3.8. Environmental Assessment

The main goal of the environmental assessment carried out in this study was to evaluate the environmental impact of WPI film manufacture to identify the environmental load related to each process of turning raw materials into films. In this context, the energy consumed in the manufacturing stages and the materials used to prepare films were considered as inputs to determine the environmental burden related to each process in the production of WPI films at lab-scale. As shown in Figure 8, freezing and freeze-drying processes were the main contributors (95%) to the impact load. The energy used in these processes, specifically electricity consumption, had a critical role in the environmental impact, regardless of the impact category. The environmental assessment identified these two processes as the most relevant indicators. In addition to them, the use of glycerol represented around 5% of the environmental impact in both land use and marine eutrophication categories. This was because glycerol is a co-product in the esterification process of soybean oil production to obtain biodiesel. Ecoinvent considers an allocation factor of 92% to soybean oil and 8% to glycerol. Thus, when glycerol was added into the film-forming formulation, the impacts of soybean cultivation (e.g., use of diesel, machines, fertilisers, and pesticides) were considered, giving rise to the environmental impact on land use and marine eutrophication categories.

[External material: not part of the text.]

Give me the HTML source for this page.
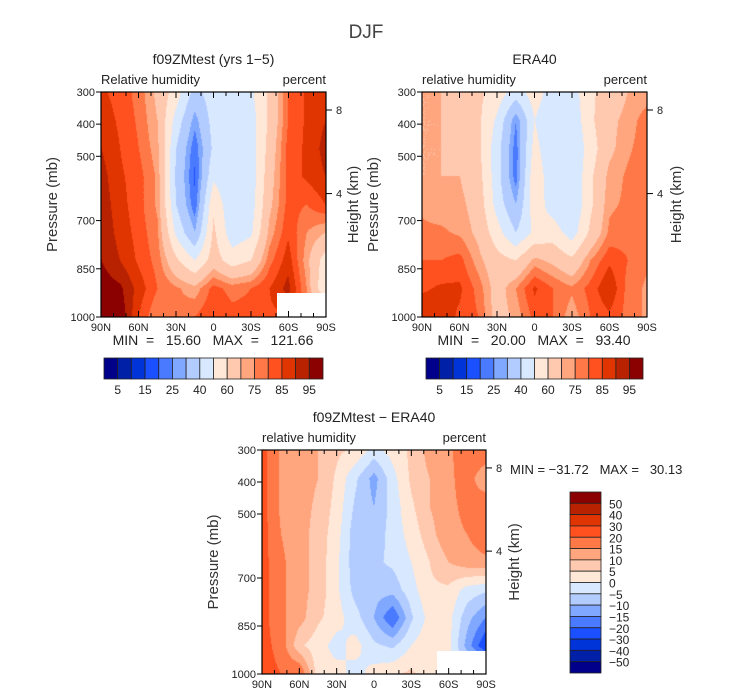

The environmental assessment of WPI films indicated that the abovementioned processes should be improved and optimised to reduce the environmental load associated with the WPI film manufacture. As these films were developed at a laboratory scale, scaling up processes could lead to achieving the goal of the reduction in the environmental impacts abovementioned. As comparison of lab-scale products with industrial production does not provide realistic data, due to the fact that optimised processes at industrial scale, as well as scaling effects, lead to better resource efficiency [44], a comparative environmental assessment with a conventional food packaging was not carried out. However, the environmental assessment of an early research state product is helpful in providing comparative information related to the different processes involved in the product preparation at lab-scale, which is the aim of the environmental assessment carried out in this work.

4. Conclusions

The WPI used in this study contained a high presence of glutamic acid (16.6%), aspartic acid (11.6%), alanine (9.5%), and leucine (9.1%) amino acids. Regarding WPI-based films prepared via compression-moulding, non-covalent interactions such as H-bonds between WPI and AA were observed through FTIR analysis (band shifts at 1500–1700 cm⁻¹ region), and water absorption was also decreased from 380% down to 240%. The addition of AA notably improved the UV-Vis light absorbance of WPI films up to 500 nm. This enhancement in light barrier properties would have significant potential in food packaging, particularly in foods susceptible to UV-Vis light-induced lipid oxidation. AA addition improved the elongation at break due to the role as plasticiser of AA and did not compromise the gloss, water vapour permeability, structure, and thermal properties of the films. These properties make WPI a promising candidate for the replacement of fossil commodity polymers used for food packaging applications. Based on the environmental assessment of WPI films, scaling up film manufacture could lead to the reduction in the environmental load associated with the electricity consumption.